The Christmas period is upon us. While it’s a great time of year, all the festivities mean that it’s also the time that many people get caught drink driving.
Right across Australia, a drink driving charge usually means losing your driver’s licence. In some states the police will suspend it on the spot.
As a professional driver, your licence is your livelihood, and one mistake can be devastating. It’s tempting to think “it will never happen to me, I’m careful.” Unfortunately, most people I work with are shocked to have been over the limit.
There are a few common myths around how to stay under the drink driving limits. People follow these myths, thinking that they’re doing the right thing. Unfortunately they often fall into a trap.
So, in the lead up to the silly season, I hope to help everyone stay safe by pointing out some of the more common pitfalls.
By far the biggest trap that people fall into is trying to count their drinks.
I can understand why people do it. For many years we have been taught the ‘rule of thumb’ that men can have ‘two standard drinks in the first hour and one thereafter’ and women ‘one standard drink in the first hour and one thereafter.’
The unfortunate thing is that in a lot of cases these guidelines don’t work.
Each person processes alcohol differently depending on their body. Even the same person can metabolise alcohol differently on different days, depending on what they’ve eaten, their health, and even weight loss.
It’s also very hard to judge how many standard drinks you’ve had in the real world. At Christmas parties our drinks are often poured by friends, cocktails made for us and glasses topped up. Add to that, many of our favourite Christmas foods contain alcohol that we don’t even take into account.
Unfortunately following the guidelines is not a defence to drink driving. Many magistrates don’t even consider it as a mitigation to reduce the penalties.
The morning after
A lot of people are shocked to discover how high their readings are the morning after. There’s something about having a good sleep that lures us into a false sense of security. But, sleep and a morning coffee does not speed up the rate that your body processes alcohol.
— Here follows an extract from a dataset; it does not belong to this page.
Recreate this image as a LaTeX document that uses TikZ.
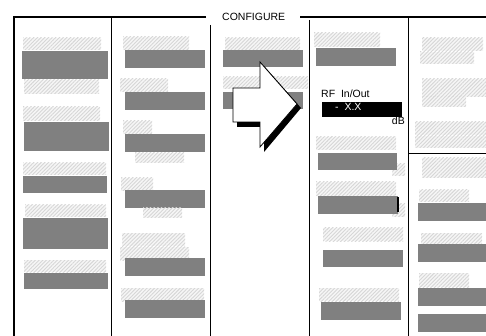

Over the Christmas season the morning after is a prime time for people to be caught drink driving. Police are aware of this mistake, so early morning RBTs are common.
For many drivers caught the morning after drinking, the offence is aggravated by the circumstances of their driving. Usually morning after drivers are going about their day, driving kids to morning sports. The presence of passengers in the car, particularly children can result in a higher penalty.
Recently there has been a trend for people to buy their own breathalysers. Unfortunately, this isn’t guaranteed keep you out of trouble; I’ve acted for a few people who have been caught drink driving after diligently using their devices. I have a real soft spot for these clients, as they’re usually the type of person who has gone above and beyond to do the right thing.
There are two main problems with personal breathalysers. The first is that they’re not always accurate. Even the best models need regular calibration to ensure they keep operating well.
The second problem is that the test only gives you a point in time snapshot of your blood alcohol content. Most people who use the devices take one reading as they hop into the car to drive. What they don’t realise is that your body could still be absorbing the alcohol, and therefore your blood alcohol content increasing. So while their reading is under the limit at the time of testing, it continues to increase and go over the legal limit as they drive.
Personal breathalysers can be a great tool for ‘double checking’. But they shouldn’t be used as the main way of staying under the limit.
How to stay safe
The only way to ensure you don’t find yourself in court is to not drive if you plan to have any drinks at all. A good plan B – a designated driver, taxi, staying the night – can save a lot of heartache.
Merry Christmas everyone! We wish you a happy and safe holiday.